Solving health emergencies like COVID-19 demands the best minds the world has to offer – in health systems strengthening, therapeutic R&D and more. We know diverse teams lead to more innovation, and neglecting half the talent pool limits our ability to make life-saving choices.

Women comprise the bulk of the world’s frontline health workers, shouldering the burden of strenuous work, while increasing their own risk of infection. With the novel coronavirus, women have played a central role: take China, where 90 percent of the nurses and nearly half the doctors are female. Although women make up 70% of the health workforce, they only comprise 25% of senior leadership positions.

Although the US Coronavirus Taskforce is majority men – and leaders of COVID-19 teams around the world, including the UK, are solely men – there are a number of talented women playing critical roles. The US taskforce does have two women, including one at the helm. In addition, WHO’s COVID-19 technical lead Maria Van Kerkhove, Anne Schuchat, the principal deputy director of the CDC, and Sun Chunlan, the most senior official leading on-the-ground efforts in Hubei province, are doing incredible work. This is an important start.

As the virus continues to spread, governments, research labs and health facilities should commit to ensuring that women in leadership is not the exception, but the norm.

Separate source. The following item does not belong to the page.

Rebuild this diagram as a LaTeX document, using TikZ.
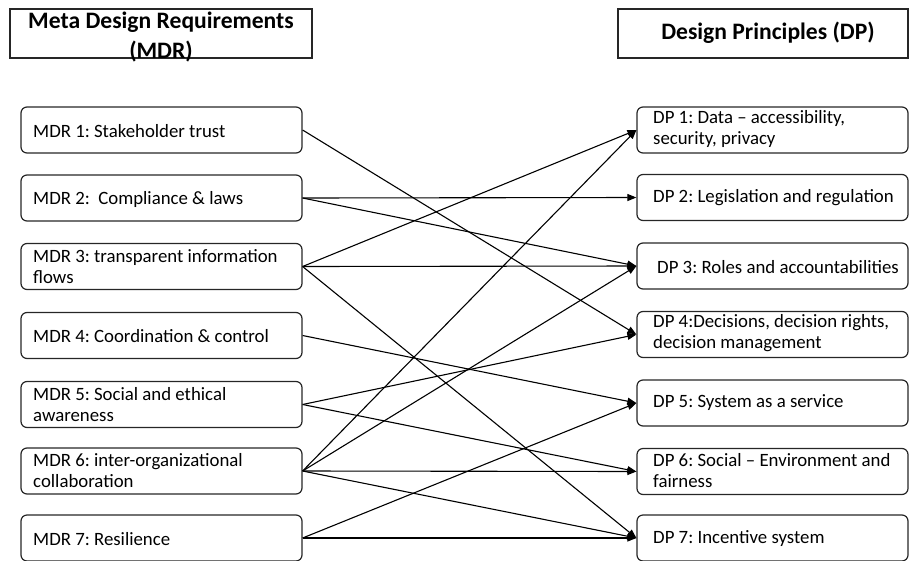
\documentclass[tikz,border=0pt]{standalone}
\usepackage{fontspec}
\setmainfont{Carlito}
\usetikzlibrary{arrows.meta}
\begin{document}
\frenchspacing
\begin{tikzpicture}[x=1pt,y=-1pt,
 box/.style={draw=black!85, line width=1.2pt, rounded corners=6pt, minimum height=46pt, inner sep=0pt},
 lbox/.style={box, minimum width=281pt},
 rbox/.style={box, minimum width=271pt},
 btxt/.style={font=\fontsize{18.8}{21}\selectfont, align=left, anchor=west, inner sep=0pt},
 hdr/.style={draw=black!85, line width=1.2pt, minimum height=49pt, inner sep=0pt},
 htxt/.style={font=\bfseries\fontsize{23.6}{30}\selectfont, align=center, inner sep=0pt},
 conn/.style={line width=1.1pt, -{Triangle[length=9pt,width=7pt]}}]
\useasboundingbox (0,0) rectangle (910,560);
% headers
\node[hdr, minimum width=302pt] (hl) at (161,33.5) {};
\node[htxt] (hlt) at (161,37) {Meta Design Requirements\\(MDR)};
\node[hdr, minimum width=290pt] (hr) at (763,33.5) {};
\node[htxt] (hrt) at (768,33) {Design Principles (DP)};
% left boxes
\node[lbox] (m1) at (161.5,130) {};
\node[lbox] (m2) at (161.5,198) {};
\node[lbox] (m3) at (161.5,266.5) {};
\node[lbox] (m4) at (161.5,335.5) {};
\node[lbox] (m5) at (161.5,404.5) {};
\node[lbox] (m6) at (161.5,471) {};
\node[lbox] (m7) at (161.5,538) {};
\node[btxt] (m1t) at (33,131) {MDR 1: Stakeholder trust};
\node[btxt] (m2t) at (33,199) {MDR 2:\ \ Compliance \& laws};
\node[btxt] (m3t) at (33,267) {MDR 3: transparent information\\flows};
\node[btxt] (m4t) at (33,336) {MDR 4: Coordination \& control};
\node[btxt] (m5t) at (33,404.5) {MDR 5: Social and ethical\\awareness};
\node[btxt] (m6t) at (33,471) {MDR 6: inter-organizational\\collaboration};
\node[btxt] (m7t) at (33,539) {MDR 7: Resilience};
% right boxes
\node[rbox] (d1) at (772.5,130) {};
\node[rbox] (d2) at (772.5,197.5) {};
\node[rbox] (d3) at (772.5,266) {};
\node[rbox] (d4) at (772.5,334.5) {};
\node[rbox] (d5) at (772.5,403) {};
\node[rbox] (d6) at (772.5,471.5) {};
\node[rbox] (d7) at (772.5,538) {};
\node[btxt] (d1t) at (653,129) {DP 1: Data – accessibility,\\security, privacy};
\node[btxt] (d2t) at (653,198) {DP 2: Legislation and regulation};
\node[btxt] (d3t) at (657,267) {DP 3: Roles and accountabilities};
\node[btxt] (d4t) at (653,333.5) {DP 4:Decisions, decision rights,\\decision management};
\node[btxt] (d5t) at (653,403) {DP 5: System as a service};
\node[btxt] (d6t) at (653,471) {DP 6: Social – Environment and\\fairness};
\node[btxt] (d7t) at (653,539) {DP 7: Incentive system};
% connectors
\draw[conn] (m1.east) -- (d4.west);
\draw[conn] (m2.east) -- (d2.west);
\draw[conn] (m2.east) -- (d3.west);
\draw[conn] (m3.east) -- (d1.west);
\draw[conn] (m3.east) -- (d3.west);
\draw[conn] (m3.east) -- (d7.west);
\draw[conn] (m4.east) -- (d5.west);
\draw[conn] (m5.east) -- (d4.west);
\draw[conn] (m5.east) -- (d6.west);
\draw[conn] (m6.east) -- (d1.west);
\draw[conn] (m6.east) -- (d3.west);
\draw[conn] (m6.east) -- (d6.west);
\draw[conn] (m6.east) -- (d7.west);
\draw[conn] (m7.east) -- (d5.west);
\draw[conn] (m7.east) -- (d7.west);
\end{tikzpicture}
\end{document}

Collecting sex-disaggregated data must also be prioritized so we can better understand the unique impact women as compared to men. More broadly, we must build the systems to support women’s leadership in global health before the next disaster strikes. We can do this by equipping women with the skills, training and opportunities to rise to the top, and advocating for systemic changes – like closing the pay gap – to change the face of global health leadership.

As new COVID-19 cases emerge daily, we have no time to lose. Prioritizing women’s voices in the response will set us up for a more equitable, healthier future while saving lives today.